Wiederaufnahme im Herbst 2019
Zu sehen bei den 37. Bayerischen Theatertagen am Landestheater Schwaben in Memmingen 2020.
„Wer bin ich, was ist Liebe, wer bist du?”
Mit diesen drei Fragen ergründen Olga Seehafer und Jakob Fischer die Liebe. Unter Einbezug der Wissenschaft (Soziologie, Psychologie, Mathematik), der Literatur (Prosa, Lyrik, Comic) und der Musik (Pop) sollte es kein Problem sein, das existentielle Gefühl der Menschheit zu erklären. Die Schauspielerin und der Musiker gehen einigen Unklarheiten auf den Grund: Wie verlieben sich Menschen? In wen? Warum fühlt sich das gut an? Oder schlecht? Das Stück basiert auf Liedern der Band Brotmüller, deren Texte die Facetten der Liebe thematisieren und mit musikalischen Stimmungen ausleuchten.
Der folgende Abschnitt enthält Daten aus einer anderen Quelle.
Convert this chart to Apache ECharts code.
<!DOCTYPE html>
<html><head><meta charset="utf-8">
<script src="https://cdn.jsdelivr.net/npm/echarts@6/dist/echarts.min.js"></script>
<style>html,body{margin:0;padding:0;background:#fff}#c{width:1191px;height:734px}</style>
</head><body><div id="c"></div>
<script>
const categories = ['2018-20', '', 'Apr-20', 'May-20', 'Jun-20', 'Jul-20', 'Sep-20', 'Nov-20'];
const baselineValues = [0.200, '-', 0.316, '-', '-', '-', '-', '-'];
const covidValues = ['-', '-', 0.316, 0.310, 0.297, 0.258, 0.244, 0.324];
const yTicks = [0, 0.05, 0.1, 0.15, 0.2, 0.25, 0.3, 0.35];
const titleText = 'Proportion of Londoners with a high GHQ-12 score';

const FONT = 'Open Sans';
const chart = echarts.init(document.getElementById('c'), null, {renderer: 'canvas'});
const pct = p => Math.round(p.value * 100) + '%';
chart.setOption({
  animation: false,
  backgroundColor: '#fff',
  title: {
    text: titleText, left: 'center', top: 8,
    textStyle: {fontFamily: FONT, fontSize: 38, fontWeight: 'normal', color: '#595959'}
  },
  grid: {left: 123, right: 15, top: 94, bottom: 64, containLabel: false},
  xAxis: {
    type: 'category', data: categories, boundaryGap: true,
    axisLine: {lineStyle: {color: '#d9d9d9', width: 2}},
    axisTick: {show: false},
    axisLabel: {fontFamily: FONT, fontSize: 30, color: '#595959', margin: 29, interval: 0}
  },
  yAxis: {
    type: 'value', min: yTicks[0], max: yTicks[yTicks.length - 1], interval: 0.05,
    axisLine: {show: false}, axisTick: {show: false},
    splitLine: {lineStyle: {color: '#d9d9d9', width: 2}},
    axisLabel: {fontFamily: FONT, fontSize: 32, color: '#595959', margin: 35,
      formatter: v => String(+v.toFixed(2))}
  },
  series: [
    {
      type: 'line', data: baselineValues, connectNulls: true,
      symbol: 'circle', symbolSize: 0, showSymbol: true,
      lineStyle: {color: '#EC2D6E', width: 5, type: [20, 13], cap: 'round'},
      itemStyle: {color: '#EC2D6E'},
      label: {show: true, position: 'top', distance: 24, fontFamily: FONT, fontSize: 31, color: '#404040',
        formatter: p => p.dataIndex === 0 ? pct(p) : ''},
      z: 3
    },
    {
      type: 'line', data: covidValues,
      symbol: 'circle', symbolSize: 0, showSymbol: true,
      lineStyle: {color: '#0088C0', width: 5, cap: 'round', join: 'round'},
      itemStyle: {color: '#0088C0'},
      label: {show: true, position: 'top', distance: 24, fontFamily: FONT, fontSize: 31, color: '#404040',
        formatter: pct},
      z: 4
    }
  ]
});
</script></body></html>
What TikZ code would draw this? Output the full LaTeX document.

Ein Musikredakteur des Bayerischen Rundfunks beschrieb das mal so: “Brotmüller trifft die Zwischentöne von Beziehungen: das Abwarten, die Ungeduld, eine drohende Enttäuschung, eine aufflackernde Lust. Die Lieder erzählen von vagen Gefühlslagen, die man kennt, aber kaum beschreiben kann.”
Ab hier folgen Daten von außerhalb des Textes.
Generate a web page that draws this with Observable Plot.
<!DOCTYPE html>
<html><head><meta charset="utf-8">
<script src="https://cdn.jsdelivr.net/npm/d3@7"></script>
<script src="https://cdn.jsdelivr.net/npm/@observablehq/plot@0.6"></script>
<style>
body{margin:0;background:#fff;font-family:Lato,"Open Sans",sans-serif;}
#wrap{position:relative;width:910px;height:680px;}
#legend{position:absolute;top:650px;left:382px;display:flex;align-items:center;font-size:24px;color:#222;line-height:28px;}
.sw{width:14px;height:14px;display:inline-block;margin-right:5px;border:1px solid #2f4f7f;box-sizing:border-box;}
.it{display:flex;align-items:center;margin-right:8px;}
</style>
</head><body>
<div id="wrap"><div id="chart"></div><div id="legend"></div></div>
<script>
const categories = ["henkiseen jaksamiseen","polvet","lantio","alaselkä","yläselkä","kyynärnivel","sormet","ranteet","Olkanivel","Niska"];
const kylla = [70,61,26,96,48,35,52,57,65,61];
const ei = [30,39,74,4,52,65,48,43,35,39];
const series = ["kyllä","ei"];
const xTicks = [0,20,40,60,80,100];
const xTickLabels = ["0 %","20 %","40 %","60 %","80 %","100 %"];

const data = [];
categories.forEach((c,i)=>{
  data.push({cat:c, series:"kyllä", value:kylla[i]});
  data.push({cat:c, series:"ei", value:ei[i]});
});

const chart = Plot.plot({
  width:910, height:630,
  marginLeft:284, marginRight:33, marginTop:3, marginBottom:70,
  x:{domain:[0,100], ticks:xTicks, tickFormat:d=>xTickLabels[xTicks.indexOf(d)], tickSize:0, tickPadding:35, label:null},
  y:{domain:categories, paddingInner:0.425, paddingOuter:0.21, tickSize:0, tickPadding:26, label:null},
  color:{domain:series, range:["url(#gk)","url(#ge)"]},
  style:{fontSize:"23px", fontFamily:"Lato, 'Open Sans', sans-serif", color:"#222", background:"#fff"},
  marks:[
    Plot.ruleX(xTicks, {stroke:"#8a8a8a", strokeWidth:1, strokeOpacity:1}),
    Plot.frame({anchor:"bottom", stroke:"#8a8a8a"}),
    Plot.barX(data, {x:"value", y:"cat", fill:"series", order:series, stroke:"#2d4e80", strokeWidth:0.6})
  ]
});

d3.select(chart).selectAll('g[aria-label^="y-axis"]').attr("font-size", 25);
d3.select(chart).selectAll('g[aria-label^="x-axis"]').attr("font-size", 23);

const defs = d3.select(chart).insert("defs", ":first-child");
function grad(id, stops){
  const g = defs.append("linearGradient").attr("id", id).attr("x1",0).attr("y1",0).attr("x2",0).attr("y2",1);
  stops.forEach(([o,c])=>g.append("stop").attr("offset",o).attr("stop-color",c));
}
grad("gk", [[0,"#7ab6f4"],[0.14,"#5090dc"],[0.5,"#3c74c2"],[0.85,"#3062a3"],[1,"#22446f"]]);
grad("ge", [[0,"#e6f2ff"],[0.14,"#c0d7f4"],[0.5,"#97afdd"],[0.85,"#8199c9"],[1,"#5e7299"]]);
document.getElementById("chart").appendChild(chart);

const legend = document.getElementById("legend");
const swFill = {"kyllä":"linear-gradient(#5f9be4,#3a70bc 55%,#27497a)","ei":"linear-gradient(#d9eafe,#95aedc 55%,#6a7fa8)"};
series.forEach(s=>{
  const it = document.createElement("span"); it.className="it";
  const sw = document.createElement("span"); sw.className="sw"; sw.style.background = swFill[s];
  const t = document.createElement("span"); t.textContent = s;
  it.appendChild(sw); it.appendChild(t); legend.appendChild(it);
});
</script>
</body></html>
Die Protagonisten sind nicht nur Kollegen. Sie kennen sich schon lange und entwickeln ein Theaterstück, das keine Handlung hat, sondern eine Behandlung ist: dieses absurde Gefühl, das gleichsam maximales Glück und maximalen Schmerz erzeugen kann, muss endlich mal jemand in Angriff nehmen. Sie und er stürzen sich in aller gebotenen Sachlichkeit miteinander auf die Liebe. Da kann nix schief gehen. Ehrlich.
In einer Lagerhalle der Firma Dr. Robert Pfleger hat das TiG viel Platz, um Musik, Wort und Aktion zu einem essayistischen Theaterstück zu fusionieren.
Von und mit Olga Seehafer und Jakob Fischer
Inszenierung Olga Seehafer / Jakob Fischer
Kostüm Felix Gumbsch
Produktionsleitung Nina Lorenz
Spielort
Lagerhalle, Dr. R. Pfleger GmbH, Emil Kemmerstr. 33
Rezension
Gekonnt unter großem Einsatz von Mimik, Gestik und sogar Akrobatik – Frau ließ Mann äußerst lange an der Decke hängend schmoren – wird nun ernsthaft über die Problematik der unterschiedlichen Erwartungen, Denkweisen, Gefühlswahrnehmungen und Handlungsweisen der Menschen in Beziehungen diskutiert.
Eine Antwort auf die anfangs im Stück gestellte Frage, wie Beziehungsfähigkeit erlernt wird, sollte dies überhaupt möglich sein, wurde an diesem Abend nicht gegeben. Aber der überzeugende Auftritt von Olga Seehofer und Jakob Fischer regten zum Reflektieren und Nachdenken an.
Die Kostüme von Felix Gumbsch sind weiß, verbergen und betonen die Körper der Schauspieler gleichermaßen, sind aber entindividualisiert, wenn auch nicht charakterlos: klug gemacht also für die Inszenierung. Damit fügen sie sich gut in die kühle Halle, in deren langen, halb leeren Regalreihen, die auch voll ausgespielt werden, man blickt. Geschicktes Licht und sphärische Elektronikklänge zeugen von der lässigen Kühlheit, die Liebe verstehen zu wollen, während die Schauspieler die warme, menschliche Seite des Zwischenmenschlichen am allgemeinen Beispiel tänzerisch, akrobatisch und dialogisch vorspielen.
Das ist in etwa wie bei einer romantischen Komödie: Man weiß, was passiert, erfreut sich aber trotzdem dran. Sei’s drum. Selten sieht man am Ende einer Inszenierung solche Begeisterung des Publikums. Oder um mit Erich Fried zu sprechen, „es ist was es ist.“ Und das ist auch gut so.